Sono in corso ulteriori indagini nel settore del diritto penale internazionale. Grazie a indagini scrupolose e alla cooperazione internazionale, la giustizia sta compiendo notevoli progressi e dimostrando che chi commette atrocità deve mettere in conto di poter essere sottoposto a giudizio, ovunque si trovi.
Un portale web per le testimonianze delle vittime di guerra
Da diversi anni la Svizzera raccoglie le testimonianze di vittime e testimoni di crimini di guerra e di altre violazioni del diritto penale internazionale. Nel 2022 fedpol, insieme all’MPC e alla Segreteria di Stato della migrazione (SEM), ha modernizzato tale processo di raccolta istituendo un portale web dedicato alle persone rifugiate provenienti dall’Ucraina, agevolando così le indagini.
Da ottobre 2024, il portale è disponibile in 13 lingue. Il processo resta semplice ed efficace: la SEM distribuisce alle persone rifugiate richiedenti l’asilo biglietti con un codice QR che rimanda all’apposito sito dove possono registrare una prima dichiarazione. fedpol analizza queste informazioni e si mette in contatto con le persone in questione per raccogliere le loro testimonianze dettagliate. Queste ultime vanno ad alimentare le indagini giudiziarie e le domande di assistenza internazionale in materia penale. Europol filtra e organizza tali dati in vista di eventuali azioni mirate.

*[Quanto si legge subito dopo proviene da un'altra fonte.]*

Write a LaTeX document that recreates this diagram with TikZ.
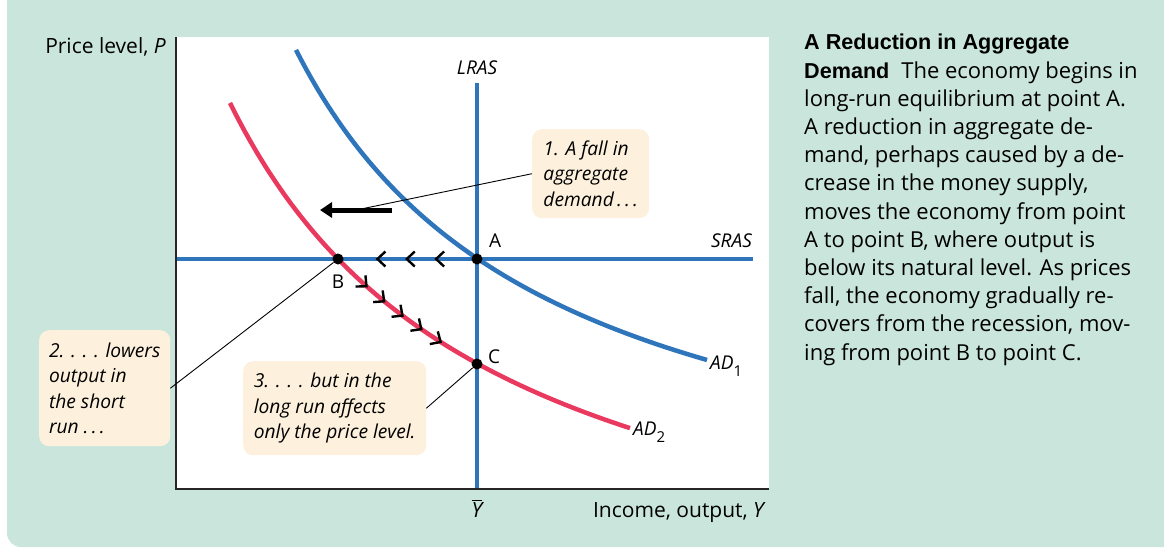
\documentclass[tikz,border=0pt]{standalone}
\usepackage{fontspec}
\setmainfont{Open Sans}
\newfontfamily\headfont{Liberation Sans}
\usetikzlibrary{arrows.meta,decorations.markings}
\definecolor{panelgreen}{RGB}{202,230,220}
\definecolor{notecream}{RGB}{253,241,221}
\definecolor{asblue}{RGB}{46,117,188}
\definecolor{adred}{RGB}{234,57,94}
\newcommand{\capbold}[1]{{\headfont\bfseries\fontsize{21.6}{28.2}\selectfont #1}}
\newcommand{\lowsub}[1]{\raisebox{-7pt}{\upshape\fontsize{15}{15}\selectfont #1}}
\tikzset{
  bluecurve/.style={draw=asblue, line width=4.5pt},
  redcurve/.style={draw=adred, line width=4.5pt},
  axisline/.style={draw=black!85, line width=1.4pt},
  eqdot/.style={circle, fill=black, inner sep=0pt, minimum size=11pt},
  ptlbl/.style={font=\fontsize{19}{22}\selectfont, inner sep=0pt},
  curvelbl/.style={font=\fontsize{19}{22}\selectfont\itshape, inner sep=0pt},
  axislbl/.style={font=\fontsize{21}{25}\selectfont, inner sep=0pt},
  note/.style={fill=notecream, rounded corners=10pt, anchor=north west, align=left,
    inner sep=0pt, font=\fontsize{19.2}{25.5}\selectfont\itshape},
  leader/.style={draw=black, line width=0.9pt},
  shiftarrow/.style={draw=black, line width=5pt, -{Triangle[length=12pt,width=15pt]}},
  chevrons/.style n args={3}{decorate, decoration={markings,
      mark=between positions #1 and #2 step #3 with
      {\arrow{Straight Barb[length=8pt,width=15pt,line width=2.4pt]}}}}
}

\begin{document}
\begin{tikzpicture}[x=1pt, y=-1pt]
  \useasboundingbox (0,0) rectangle (1164,547);
  % panel and plot area
  \fill[panelgreen] (7,0) -- (1164,0) -- (1164,547) -- (21,547)
    arc[start angle=90, end angle=180, radius=14] -- cycle;
  \fill[white] (176,37) rectangle (769,489);

  % supply lines
  \draw[bluecurve] (477,83) -- (477,489);
  \draw[bluecurve] (176,259) -- (753,259);

  % demand curves
  \draw[bluecurve] plot[domain=296:707, samples=80] (\x, {553.2-128.923/((\x-39.8)/1000)});
  \draw[redcurve] plot[domain=230:630, samples=80] (\x, {645.8-145.368/((\x+37.8)/1000)});

  % axes
  \draw[axisline] (176,37) -- (176,489) -- (769,489);

  % equilibrium points
  \node[eqdot] (A) at (477,259) {};
  \node[eqdot] (B) at (338,259) {};
  \node[eqdot] (C) at (477,364) {};

  % adjustment chevrons
  \path[chevrons={0.307}{0.73}{0.211}] (A.center) -- (B.center);
  \path[chevrons={0.236}{0.77}{0.133}] plot[domain=338:477, samples=40]
    (\x, {645.8-145.368/((\x+37.8)/1000)});

  % shift of demand
  \coordinate (shiftR) at (392,210);
  \coordinate (shiftL) at (320,210);
  \coordinate (shiftM) at (361,209);
  \draw[shiftarrow] (shiftR) -- (shiftL);

  % labels
  \node[ptlbl, anchor=base west] at (489,247) {A};
  \node[ptlbl, anchor=base] at (338,288) {B};
  \node[ptlbl, anchor=base west] at (488,363) {C};
  \node[curvelbl, anchor=base] at (477,74) {LRAS};
  \node[curvelbl, anchor=base east] at (752,247) {SRAS};
  \node[curvelbl, anchor=base west] at (710,369) {AD\lowsub{1}};
  \node[curvelbl, anchor=base west] at (633,435) {AD\lowsub{2}};
  \node[axislbl, anchor=base east] at (166,53) {Price level, \textit{P}};
  \node[axislbl, anchor=base east] at (766,517) {Income, output, \textit{Y}};
  \node[axislbl, anchor=base] at (477,517) {\ensuremath{\overline{\mbox{\itshape Y}}}};

  % callouts
  \node[note, minimum width=117pt, minimum height=89pt] (fall) at (532,129)
    {1. A fall in\\ aggregate\\ demand\,.\,.\,.};
  \node[note, minimum width=131pt, minimum height=116pt] (lowers) at (39,330)
    {2. . . . lowers\\ output in\\ the short\\ run .\,.\,.};
  \node[note, minimum width=183pt, minimum height=94pt] (longrun) at (243,361)
    {3. . . . but in the\\ long run affects\\ only the price level.};
  \draw[leader] (fall.west) -- (shiftM);
  \draw[leader] (lowers.east) -- (B);
  \draw[leader] (longrun.east) -- (C);

  % caption
  \node[anchor=north west, align=left, inner sep=0pt,
    font=\fontsize{22}{28.2}\selectfont] (caption) at (804,34)
    {\capbold{A Reduction in Aggregate}\\
     \capbold{Demand}\hspace{12pt}The economy begins in\\
     long-run equilibrium at point A.\\
     A reduction in aggregate de-\\
     mand, perhaps caused by a de-\\
     crease in the money supply,\\
     moves the economy from point\\
     A to point B, where output is\\
     below its natural level. As prices\\
     fall, the economy gradually re-\\
     covers from the recession, mov-\\
     ing from point B to point C.};
\end{tikzpicture}
\end{document}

Preservare oggi queste prove, significa garantire giustizia domani. Dal 2022 sono state trasmesse informazioni essenziali a Europol, che hanno permesso di rafforzare la lotta all’impunità. La Svizzera afferma così il suo impegno a favore della giustizia internazionale.
«Fino a qualche anno fa, indagare su questo tipo di crimine costituiva una rarità. Oggi vediamo fino a che punto questi casi possono crescere in ampiezza. Le indagini sono coinvolgenti e implicano al contempo complesse dimensioni politiche e storiche. Mettono in evidenza conflitti e parti di storia mondiale non sempre ben noti in Svizzera.